Es greife zu kurz, die Ehe- und Familienlosigkeit von katholischen Priestern und Ordensleuten nur als notwendigerweise zu zahlenden Preis zu verstehen, um sich ganz "auf das Himmelreich konzentrieren zu können", schreibt Mertes in einem Beitrag für die in Freiburg erscheinende Zeitschrift "Stimmen der Zeit" (November). "Die schmerzende Leerstelle hat vielmehr einen eigenen theologischen Sinn. Gott ist nicht nur gegenwärtig, er fehlt auch."
"Sphäre des Sakralen"
Damit sei der Zölibat selbst ein "theologisches Zeichen, eine existenzielle Darstellung des paradoxen Charakters der Gegenwart Gottes in der Welt". Zugleich betont Mertes, auch verheiratete Frauen und Männer könnten sich ganz "in den Dienst des Himmelreichs stellen". Auch sei es falsch, vom Zölibat die Vorstellung abzuleiten, wonach Sexualität "unrein" sei.

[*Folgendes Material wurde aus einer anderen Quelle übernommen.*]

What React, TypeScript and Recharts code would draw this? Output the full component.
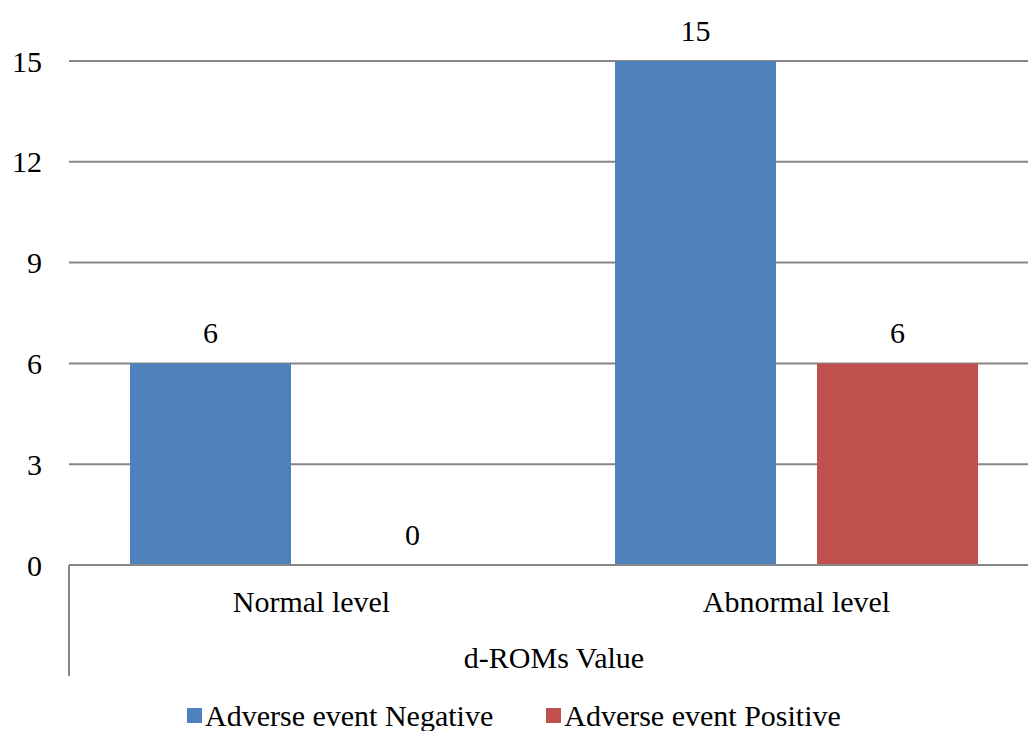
import { Bar, BarChart, CartesianGrid, LabelList, Legend, XAxis, YAxis } from "recharts";

const categories = ["Normal level", "Abnormal level"];
const negativeValues = [6, 15];
const positiveValues = [0, 6];
const yTicks = [0, 3, 6, 9, 12, 15];
const seriesNames = ["Adverse event Negative", "Adverse event Positive"];
const axisTitle = "d-ROMs Value";

const FONT = "Times New Roman, Liberation Serif, DejaVu Serif, serif";
const FS = 30;
const BLUE = "#4f81bd";
const RED = "#c0504d";
const GRID = "#868686";

const data = categories.map((name, i) => ({
  name,
  negative: negativeValues[i],
  positive: positiveValues[i],
}));

function AxisTitle({ viewBox }: any) {
  const { x, y, width } = viewBox;
  return (
    <g>
      <line x1={x} y1={y} x2={x} y2={y + 111} stroke={GRID} strokeWidth={2} />
      <text
        x={x + width / 2}
        y={y + 103}
        textAnchor="middle"
        style={{ fontFamily: FONT }}
        fontSize={FS}
        fill="#000"
      >
        {axisTitle}
      </text>
    </g>
  );
}

function ValueLabel(props: any) {
  const { x, y, width, height, value } = props;
  const top = Math.min(y, y + height);
  return (
    <text
      x={x + width / 2}
      y={Math.round(top) - 20}
      textAnchor="middle"
      style={{ fontFamily: FONT }}
      fontSize={FS}
      fill="#000"
    >
      {value}
    </text>
  );
}

function LegendBox() {
  const colors = [BLUE, RED];
  return (
    <div
      style={{
        display: "flex",
        alignItems: "center",
        height: 31,
        paddingLeft: 187,
        fontFamily: FONT,
        fontSize: FS,
        color: "#000",
      }}
    >
      {seriesNames.map((s, i) => (
        <div key={s} style={{ display: "flex", alignItems: "center", marginRight: 53 }}>
          <span style={{ width: 15, height: 15, background: colors[i], marginRight: 3, display: "inline-block" }} />
          <span style={{ lineHeight: "31px" }}>{s}</span>
        </div>
      ))}
    </div>
  );
}

export default function App() {
  return (
    <div style={{ position: "absolute", left: 0, top: 0, background: "#fff", fontFamily: FONT }}>
      <BarChart
        width={1028}
        height={731}
        data={data}
        margin={{ top: 61, right: -11, bottom: 0, left: 0 }}
        barCategoryGap={61}
        barGap={41}
        style={{ fontFamily: FONT }}
      >
        <CartesianGrid stroke={GRID} strokeWidth={2} vertical={false} />
        <Bar dataKey="negative" name={seriesNames[0]} fill={BLUE} isAnimationActive={false}>
          <LabelList dataKey="negative" content={<ValueLabel />} />
        </Bar>
        <Bar dataKey="positive" name={seriesNames[1]} fill={RED} minPointSize={0.5} isAnimationActive={false}>
          <LabelList dataKey="positive" content={<ValueLabel />} />
        </Bar>
        <XAxis
          dataKey="name"
          height={135}
          axisLine={{ stroke: GRID, strokeWidth: 2 }}
          tickLine={false}
          tickSize={0}
          tickMargin={26}
          tick={{ fontSize: FS, fill: "#000", style: { fontFamily: FONT } }}
          label={<AxisTitle />}
        />
        <YAxis
          width={69}
          domain={[0, 15]}
          ticks={yTicks}
          axisLine={false}
          tickLine={false}
          tickSize={0}
          tickMargin={27}
          tick={{ fontSize: FS, fill: "#000", style: { fontFamily: FONT } }}
        />
        <Legend verticalAlign="bottom" height={31} content={<LegendBox />} />
      </BarChart>
    </div>
  );
}
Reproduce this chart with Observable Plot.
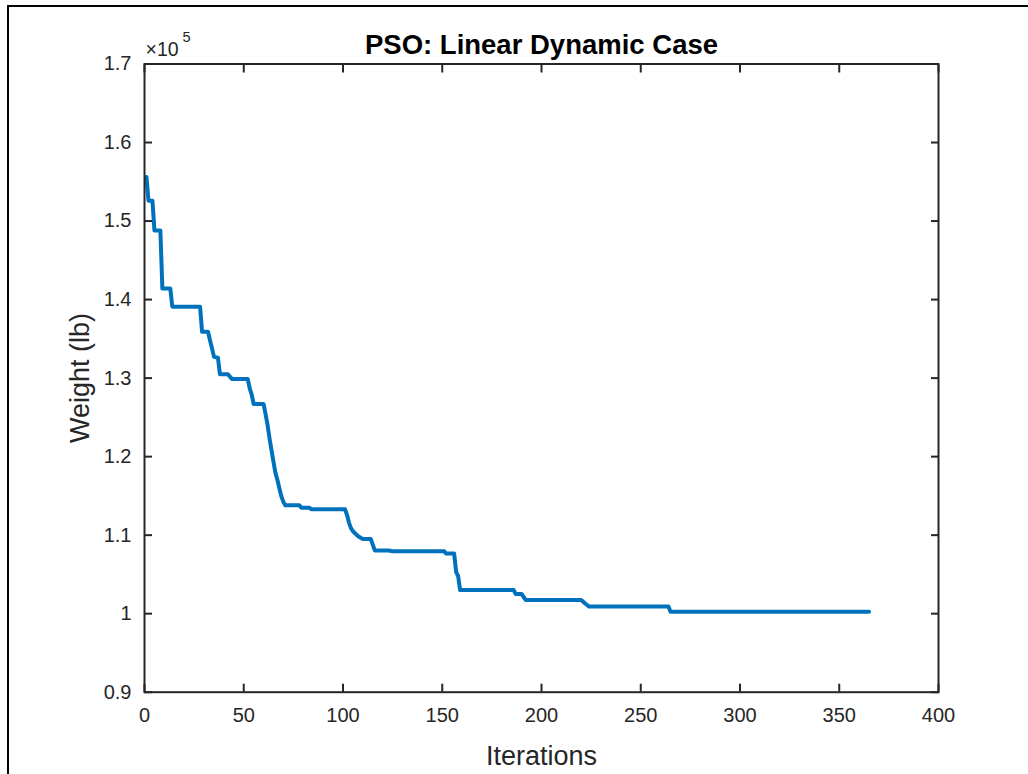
<!DOCTYPE html>
<html>
<head>
<meta charset="utf-8">
<script src="https://cdn.jsdelivr.net/npm/d3@7"></script>
<script src="https://cdn.jsdelivr.net/npm/@observablehq/plot@0.6"></script>
<style>
  html, body { margin: 0; padding: 0; background: #fff; }
  #wrap { position: relative; width: 1028px; height: 774px; overflow: hidden; }
  #border { position: absolute; left: 7px; top: 5px; width: 2000px; height: 2000px;
            border-left: 2px solid #000; border-top: 2px solid #000; pointer-events: none; }
  #chart { position: absolute; left: 0; top: 0; }
</style>
</head>
<body>
<div id="wrap"><div id="chart"></div><div id="border"></div></div>
<script>
// Iteration numbers at which the best weight changes (breakpoints of the curve)
const iterations = [1, 2, 4, 5, 8, 9, 13, 14, 28, 29, 32, 33, 34, 35, 37, 38, 42, 44, 52, 53, 54, 55,
  60, 61, 62, 63, 64, 65, 66, 67, 68, 69, 70, 71, 78, 79, 83, 84, 101, 102, 103, 104, 105, 107, 108,
  110, 114, 115, 116, 123, 125, 151, 152, 156, 157, 158, 159, 186, 187, 190, 192, 220, 222, 224,
  264, 265, 365];
// Best weight (lb) at those iterations
const weights = [155600, 152600, 152600, 148800, 148800, 141400, 141400, 139100, 139100, 135900,
  135900, 134800, 133800, 132700, 132600, 130500, 130500, 129900, 129900, 128700, 127900, 126700,
  126700, 125400, 124000, 122300, 120800, 119300, 117900, 117000, 115900, 114900, 114200, 113800,
  113800, 113500, 113500, 113300, 113300, 112600, 111600, 110900, 110500, 110000, 109800,
  109500, 109500, 108800, 108050, 108050, 107950, 107950, 107650, 107650, 105300, 104800, 103000,
  103000, 102500, 102500, 101750, 101750, 101300, 100900, 100900, 100250, 100250];

const xTicks = [0, 50, 100, 150, 200, 250, 300, 350, 400];
const yTicks = [90000, 100000, 110000, 120000, 130000, 140000, 150000, 160000, 170000];

const titleText = "PSO: Linear Dynamic Case";
const xLabel = "Iterations";
const yLabel = "Weight (lb)";

const data = iterations.map((it, i) => ({iter: it, w: weights[i]}));
const fmtY = v => String(+(v / 1e5).toFixed(1));
const ink = "#262626";
const font = "'Liberation Sans', Arial, Helvetica, sans-serif";

const chart = Plot.plot({
  width: 1028,
  height: 774,
  marginLeft: 144,
  marginRight: 90,
  marginTop: 63.5,
  marginBottom: 82.3,
  style: {fontFamily: font, fontSize: "20px", color: ink, background: "transparent"},
  x: {domain: [0, 400], ticks: xTicks},
  y: {domain: [90000, 170000], ticks: yTicks},
  marks: [
    Plot.line(data, {x: "iter", y: "w", stroke: "#0072BD", strokeWidth: 4, strokeLinejoin: "round"}),
    Plot.frame({stroke: ink, strokeWidth: 2}),
    Plot.axisX(xTicks, {anchor: "bottom", tickSize: -8, tickPadding: 24, stroke: ink, strokeWidth: 2, fill: ink, label: null}),
    Plot.axisX(xTicks, {anchor: "top", tickSize: -8, tickFormat: () => "", stroke: ink, strokeWidth: 2, label: null}),
    Plot.axisY(yTicks, {anchor: "left", tickSize: -8, tickPadding: 21, tickFormat: fmtY, stroke: ink, strokeWidth: 2, fill: ink, label: null}),
    Plot.axisY(yTicks, {anchor: "right", tickSize: -8, tickFormat: () => "", stroke: ink, strokeWidth: 2, label: null}),
    Plot.text([titleText], {frameAnchor: "top", dy: -19, fontSize: 27.5, fontWeight: "bold", fill: "#000", lineAnchor: "middle"}),
    Plot.text([xLabel], {frameAnchor: "bottom", dy: 64, fontSize: 27, fill: ink, lineAnchor: "middle"}),
    Plot.text([yLabel], {frameAnchor: "left", dx: -64, rotate: -90, fontSize: 27, fill: ink, textAnchor: "middle", lineAnchor: "middle"}),
    Plot.text(["×10"], {frameAnchor: "top-left", dx: 1, dy: -14.5, fontSize: 19.5, fill: ink, textAnchor: "start", lineAnchor: "middle"}),
    Plot.text(["5"], {frameAnchor: "top-left", dx: 38, dy: -27, fontSize: 14.5, fill: ink, textAnchor: "start", lineAnchor: "middle"})
  ]
});
chart.querySelectorAll('g[aria-label$="tick label"]').forEach(g => {
  g.setAttribute("font-size", "20");
});
document.getElementById("chart").appendChild(chart);
</script>
</body>
</html>
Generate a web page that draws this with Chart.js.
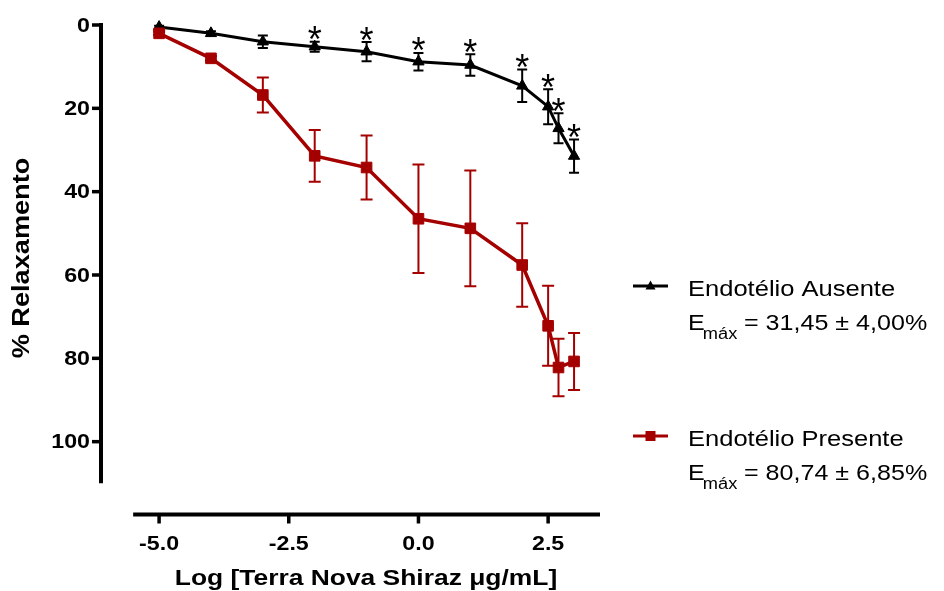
<!DOCTYPE html>
<html>
<head>
<meta charset="utf-8">
<script src="https://cdn.jsdelivr.net/npm/chart.js@4.4.1/dist/chart.umd.min.js"></script>
<style>
    html, body { margin: 0; padding: 0; background: #fff; }
    #wrap { width: 944px; height: 591px; }
</style>
</head>
<body>
<div id="wrap"><canvas id="chart" width="944" height="591"></canvas></div>
<script>
// log concentration (x) and % relaxation (mean, SEM)
const doses = [-5, -4, -3, -2, -1, 0, 1, 2, 2.5, 2.7, 3];
const ausenteMean = [0.5, 2.0, 4.0, 5.2, 6.4, 8.8, 9.6, 14.6, 19.6, 24.8, 31.45];
const ausenteSem = [0.3, 0.5, 1.5, 1.2, 2.3, 2.1, 2.6, 3.9, 4.2, 3.6, 4.0];
const ausenteSig = [false, false, false, true, true, true, true, true, true, true, true];
const presenteMean = [2.0, 8.0, 16.8, 31.4, 34.2, 46.5, 48.8, 57.6, 72.2, 82.2, 80.74];
const presenteSem = [0.4, 0.5, 4.2, 6.2, 7.7, 13.0, 13.9, 10.0, 9.6, 6.9, 6.85];

const xTicks = [-5.0, -2.5, 0.0, 2.5];
const yTicks = [0, 20, 40, 60, 80, 100];
const legendNames = ['Endotélio Ausente', 'Endotélio Presente'];
const emaxTexts = [' = 31,45 \u00b1 4,00%', ' = 80,74 \u00b1 6,85%'];

const BLACK = '#000000';
const RED = '#a50000';
const FONT = 'Arial, "Liberation Sans", Helvetica, sans-serif';
// the original text is a bit wider than Arial, so stretch it along its direction
const STRETCH = 1.16;

const toPoints = (means) => doses.map((d, i) => ({x: d, y: means[i]}));

function stretchedText(ctx, text, x, y, sx, rotate) {
    ctx.save();
    ctx.translate(x, y);
    if (rotate) ctx.rotate(rotate);
    ctx.scale(sx, 1);
    ctx.fillText(text, 0, 0);
    ctx.restore();
}

const prismPlugin = {
    id: 'prismPlugin',

    beforeDatasetsDraw(chart) {
        const ctx = chart.ctx;
        const xs = chart.scales.x;
        const ys = chart.scales.y;
        ctx.save();

        // Error bars, under the markers
        const bars = [
            {mean: ausenteMean, sem: ausenteSem, color: BLACK, cap: 5},
            {mean: presenteMean, sem: presenteSem, color: RED, cap: 6}
        ];
        bars.forEach(b => {
            ctx.strokeStyle = b.color;
            ctx.lineWidth = 2;
            doses.forEach((d, i) => {
                const px = xs.getPixelForValue(d);
                const top = ys.getPixelForValue(b.mean[i] - b.sem[i]);
                const bot = ys.getPixelForValue(b.mean[i] + b.sem[i]);
                ctx.beginPath();
                ctx.moveTo(px, top);
                ctx.lineTo(px, bot);
                ctx.moveTo(px - b.cap, top);
                ctx.lineTo(px + b.cap, top);
                ctx.moveTo(px - b.cap, bot);
                ctx.lineTo(px + b.cap, bot);
                ctx.stroke();
            });
        });

        // Detached axes (Prism style)
        ctx.strokeStyle = '#000';
        ctx.fillStyle = '#000';
        ctx.lineWidth = 4;
        const axisX = chart.chartArea.left;
        ctx.beginPath();
        ctx.moveTo(axisX, ys.getPixelForValue(0) - 2);
        ctx.lineTo(axisX, ys.getPixelForValue(110));
        ctx.stroke();
        ctx.lineWidth = 3.5;
        ctx.font = 'bold 20px ' + FONT;
        ctx.textAlign = 'right';
        ctx.textBaseline = 'middle';
        yTicks.forEach(v => {
            const py = ys.getPixelForValue(v);
            ctx.beginPath();
            ctx.moveTo(axisX - 9, py);
            ctx.lineTo(axisX, py);
            ctx.stroke();
            stretchedText(ctx, String(v), axisX - 11, py + 1, STRETCH);
        });

        const axisY = chart.chartArea.bottom - 0.5;
        ctx.lineWidth = 4;
        ctx.beginPath();
        ctx.moveTo(xs.getPixelForValue(-5.5), axisY);
        ctx.lineTo(xs.getPixelForValue(3.5), axisY);
        ctx.stroke();
        ctx.lineWidth = 3.5;
        ctx.textAlign = 'center';
        ctx.textBaseline = 'alphabetic';
        xTicks.forEach(v => {
            const px = xs.getPixelForValue(v);
            ctx.beginPath();
            ctx.moveTo(px, axisY);
            ctx.lineTo(px, axisY + 9);
            ctx.stroke();
            stretchedText(ctx, v.toFixed(1), px, 550, STRETCH);
        });
        ctx.restore();
    },

    afterDatasetsDraw(chart) {
        const ctx = chart.ctx;
        const xs = chart.scales.x;
        const ys = chart.scales.y;
        ctx.save();

        // Significance asterisks above the upper cap
        ctx.fillStyle = '#000';
        ctx.font = '36px ' + FONT;
        ctx.textAlign = 'center';
        ctx.textBaseline = 'alphabetic';
        const m = ctx.measureText('*');
        doses.forEach((d, i) => {
            if (!ausenteSig[i]) return;
            const capY = ys.getPixelForValue(ausenteMean[i] - ausenteSem[i]);
            ctx.fillText('*', xs.getPixelForValue(d), capY - 1.5 - m.actualBoundingBoxDescent);
        });

        // Axis titles
        ctx.font = 'bold 23px ' + FONT;
        ctx.textAlign = 'center';
        ctx.textBaseline = 'middle';
        stretchedText(ctx, '% Relaxamento', 23, 258, 1.18, -Math.PI / 2);
        ctx.textBaseline = 'alphabetic';
        ctx.font = 'bold 22px ' + FONT;
        stretchedText(ctx, 'Log [Terra Nova Shiraz \u03bcg/mL]', 366, 585, 1.2);

        // Legend
        const rows = [
            {y: 286, color: BLACK, shape: 'triangle'},
            {y: 436, color: RED, shape: 'square'}
        ];
        rows.forEach((r, i) => {
            ctx.strokeStyle = r.color;
            ctx.fillStyle = r.color;
            ctx.lineWidth = 3;
            ctx.beginPath();
            ctx.moveTo(633, r.y);
            ctx.lineTo(668, r.y);
            ctx.stroke();
            ctx.beginPath();
            if (r.shape === 'triangle') {
                ctx.moveTo(650.5, r.y - 5.5);
                ctx.lineTo(655.5, r.y + 3.5);
                ctx.lineTo(645.5, r.y + 3.5);
                ctx.closePath();
            } else {
                ctx.rect(645.5, r.y - 5, 10, 10);
            }
            ctx.fill();

            ctx.fillStyle = '#000';
            ctx.textAlign = 'left';
            ctx.font = '22px ' + FONT;
            stretchedText(ctx, legendNames[i], 688, r.y + 10, STRETCH);

            // E with subscript "máx"
            const base = r.y + 44;
            ctx.save();
            ctx.translate(688, base);
            ctx.scale(1.14, 1);
            ctx.fillText('E', 0, 0);
            ctx.font = '16px ' + FONT;
            ctx.fillText('máx', 13, 9);
            ctx.font = '22px ' + FONT;
            ctx.fillText(emaxTexts[i], 43, 0);
            ctx.restore();
        });
        ctx.restore();
    }
};

new Chart(document.getElementById('chart'), {
    type: 'line',
    data: {
        datasets: [
            {
                label: legendNames[1],
                data: toPoints(presenteMean),
                borderColor: RED,
                backgroundColor: RED,
                borderWidth: 3.5,
                pointStyle: 'rect',
                pointRadius: 7.5,
                pointBorderWidth: 1,
                tension: 0,
                clip: false
            },
            {
                label: legendNames[0],
                data: toPoints(ausenteMean),
                borderColor: BLACK,
                backgroundColor: BLACK,
                borderWidth: 3,
                pointStyle: 'triangle',
                pointRadius: 6.5,
                pointBorderWidth: 1,
                tension: 0,
                clip: false
            }
        ]
    },
    options: {
        responsive: false,
        animation: false,
        layout: {padding: {top: 25, right: 344, left: 0, bottom: 0}},
        plugins: {
            legend: {display: false},
            tooltip: {enabled: false}
        },
        scales: {
            x: {
                type: 'linear',
                min: -6.12,
                max: 3.5,
                grid: {display: false, drawTicks: false},
                border: {display: false},
                afterBuildTicks: scale => { scale.ticks = xTicks.map(v => ({value: v})); },
                afterFit: scale => { scale.height = 76; },
                ticks: {display: false}
            },
            y: {
                type: 'linear',
                reverse: true,
                min: 0,
                max: 117.6,
                grid: {display: false, drawTicks: false},
                border: {display: false},
                afterBuildTicks: scale => { scale.ticks = yTicks.map(v => ({value: v})); },
                afterFit: scale => { scale.width = 101; },
                ticks: {display: false}
            }
        }
    },
    plugins: [prismPlugin]
});
</script>
</body>
</html>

Umgekehrt beschreibt Mertes den Priesterzölibat als über Jahrhunderte praktiziertes Zeichen für die "Sphäre des Sakralen", als eine "Markierung von Alterität" des Priesters. Wenn nun über ein Ende des Priesterzölibats gesprochen werde, so Mertes, brauche es auch ein Nachdenken darüber, wie diese "Alterität", das Anderssein des Priesters, künftig ausgestaltet werden könnte. "Denn so viel ist ja auch klar: Den Priester bloß auf den Kultdiener herabzustufen, ohne dass dieser Dienst auch übergreift auf sein existenzielles Selbstverständnis, wäre falsch."